Bhutan is a democratic, constitutional monarchy. King Jigme Khesar Namgyel Wangchuck is the head of state, with executive power vested in the cabinet, headed by Prime Minister Lotay Tshering. In 2018 the country held its third general elections, in which approximately 71 percent of eligible voters cast their ballots. International election witnesses reported the elections were generally free and fair.

The Royal Bhutan Police (RBP) is responsible for internal security. The Royal Bhutan Army (RBA) is responsible for defending against external threats but also has responsibility for some internal security functions, including counterinsurgency operations, protection of forests, and security for prominent persons. The RBP reports to the Ministry of Home and Cultural Affairs, and the king is the supreme commander in chief of the RBA. Civilian authorities maintained effective control over the security forces.

Significant human rights issues included: political prisoners; criminal libel laws; restrictions on freedom of peaceful assembly and association; restrictions on domestic and international freedom of movement; trafficking in persons; and child labor.

The government took steps to identify, investigate, prosecute, and punish officials who committed human rights abuses.

Section 2. Respect for Civil Liberties, Including:

a. Freedom of Expression, Including for the Press

The constitution provides for freedom of expression, including for the press, and the government generally respected this right. An independent press, an effective judiciary, and a functioning democratic political system combined to promote freedom of expression.

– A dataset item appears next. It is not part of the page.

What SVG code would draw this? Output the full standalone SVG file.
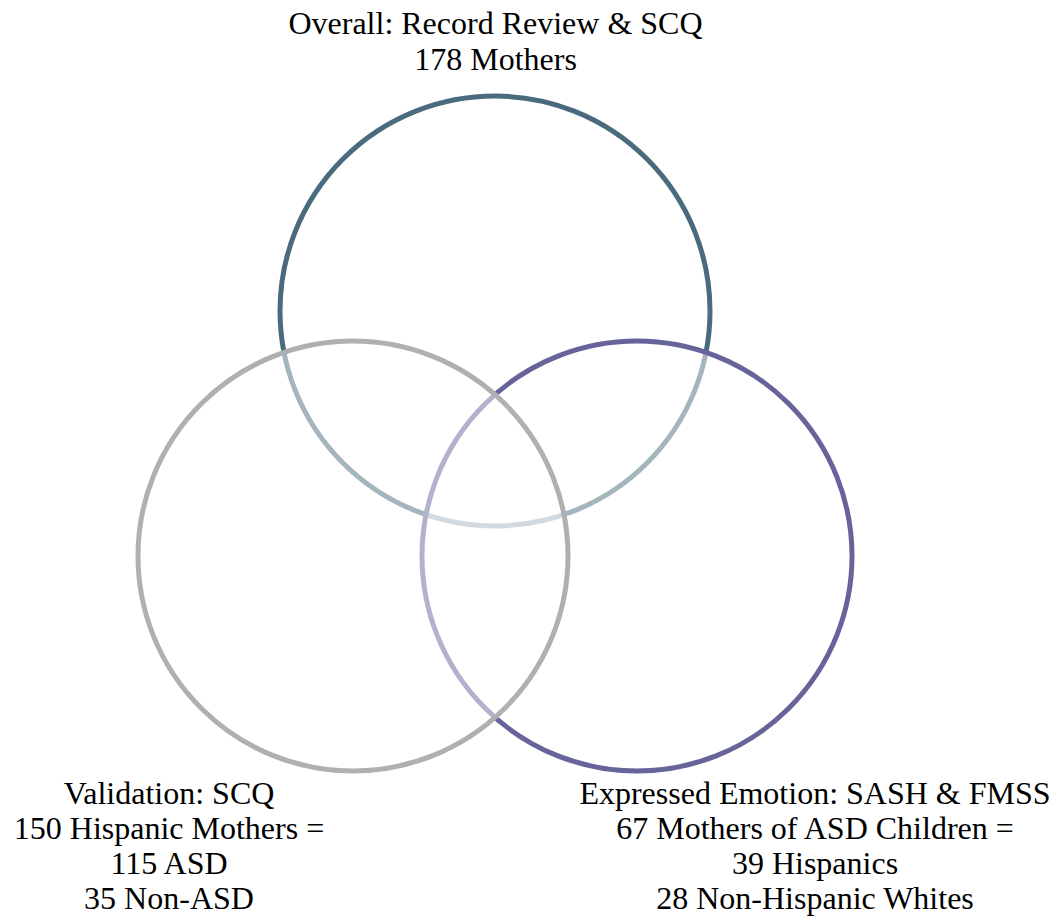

Freedom of Expression: Defamation can carry criminal penalties, and citizens were cautious in their expression, especially as it related to criticism of the royal family. Local contacts reported increased use of social media to raise complaints of official misconduct or abuse.

Press and Media, Including Online Media: Independent media were active and generally expressed a variety of views. The law does not provide specific protections for journalists or guarantee freedom of information, although there were no official restrictions on the media. The law also prohibits media outlets from supporting political parties and prohibits outlets from endorsing candidates during the election period. Journalists engaged in self-censorship, especially relating to the royal family, and were hesitant to criticize politicians with whom they had personal relationships. The government controlled the majority of media outlets, and there were barriers to the creation of private outlets.

Censorship or Content Restrictions: Public expression is generally free from censorship, although citizens often engage in self-censorship relating to the royal family. In 2017, legislation established an independent body, the Media Council, tasked with monitoring the media to determine what content is harmful or offensive. Freedom House’s Freedom in the World 2019 report noted “press advocates fear that the new body will further erode press freedom and contribute to greater self-censorship,” although the report noted there were no instances of this during the year.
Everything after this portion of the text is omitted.